4. Other failures on this horsebox were the common mistakes we see all too often. It had been fully completed then sent somewhere else for paint! Many of the aluminium parts, especially where they had been cut, had started the oxidation process. It suffered from poor preparation, poor sealing, road spray and contamination. This presented as bubbling with white oxidation powder on the corners of doors, frames and around all external rivets and bolts. Sheets of paint were peeling away from large areas of the aluminium skirts and ramp, and this was caused by contamination, poor preparation and corner cutting.

Conclusion

As a conscientious manufacturer with quality, safety, and durability at the core of our designs, we have a love hate relationship with aluminium. We love it for its lightness and relatively low cost, and we hate it because it needs, extra engineering processes to add the durability and strength that we demand. Often the thickness and size of aluminium section we require dictates that we use the more expensive, and far superior stainless steel option.

It is unfortunate that much of what customers hear in relation to aluminium and horsebox manufacture, is just sales driven patter with little basis in fact. Yes, aluminium is without question a lightweight product. However, it should be noted that for horsebox manufacture, it doesn’t always last and in many instances, it must have thicker, taller sections to have the same structural strength as steel or stainless steel. Designs must be specific to aluminium and must allow for quite a large degree of flex. Barriers must be used where it touches other metals, and this even extends the fixing bolts.

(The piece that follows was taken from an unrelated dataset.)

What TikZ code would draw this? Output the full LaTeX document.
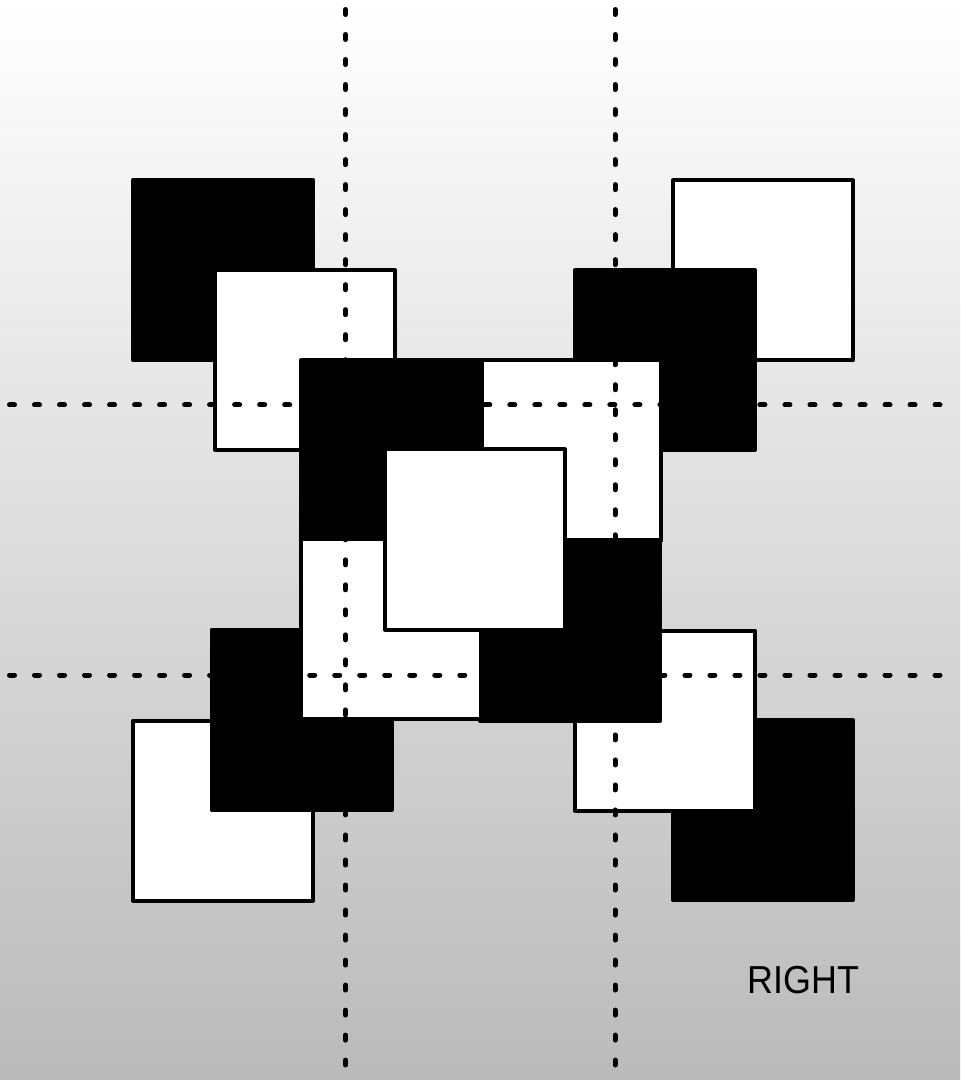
\documentclass[tikz,border=0pt]{standalone}
\usepackage{fontspec}
\setmainfont{Liberation Sans}

\tikzset{
  blacksq/.style={fill=black, draw=black, line width=0.04cm, line join=round},
  whitesq/.style={fill=white, draw=black, line width=0.04cm, line join=round},
  guide/.style={line width=0.05cm, line cap=round, dash pattern=on 0.05cm off 0.2cm}
}

\begin{document}
\begin{tikzpicture}[x=0.01cm, y=-0.01cm]
    % Background
    \shade[top color=white, bottom color=black!27] (0,0) rectangle (960,1080);

    % Upper left pair
    \draw[blacksq] (133,180) rectangle (313,360);
    \draw[whitesq] (215,270) rectangle (395,450);

    % Upper right pair
    \draw[whitesq] (673,180.5) rectangle (853,360.5);
    \draw[blacksq] (575,270) rectangle (755,450);

    % Centre, top row
    \draw[whitesq] (481,360.5) rectangle (661,540.5);
    \draw[blacksq] (301,360.5) rectangle (482,540.5);

    % Lower right pair
    \draw[blacksq] (673,720) rectangle (853,900);
    \draw[whitesq] (575,630.5) rectangle (755,810.5);
    \draw[blacksq] (480,541) rectangle (660,721);

    % Lower left pair
    \draw[whitesq] (133,720.5) rectangle (313,900.5);
    \draw[blacksq] (211.5,630) rectangle (391.5,810);
    \draw[whitesq] (301,539) rectangle (481,719);

    % Middle square on top
    \draw[whitesq] (385,449.5) rectangle (565,629.5);

    % Dotted guides
    \draw[guide] (345.5,9.5) -- (345.5,1065);
    \draw[guide] (615,9.5) -- (615,1065);
    \draw[guide] (9.5,405) -- (940,405);
    \draw[guide] (9.5,675) -- (940,675);

    \node[anchor=base west, inner sep=0pt, xscale=0.92, transform shape,
          font=\fontsize{11.1}{13}\selectfont] (side) at (747,993) {RIGHT};
\end{tikzpicture}
\end{document}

Aluminium is extremely beneficial for very specific parts of a horsebox build. Our priority will always be safety, strength and durability over lightness and cost. Ultimately, safety is the real goal here and you must have complete faith in your chosen manufacturer. Regardless of the materials used in construction or the age of your horsebox, it should be inspected as a matter of routine on a regular basis. Inspections to include horse area floors, ramps, horse doors, horse partitions along with other scheduled maintenance checks.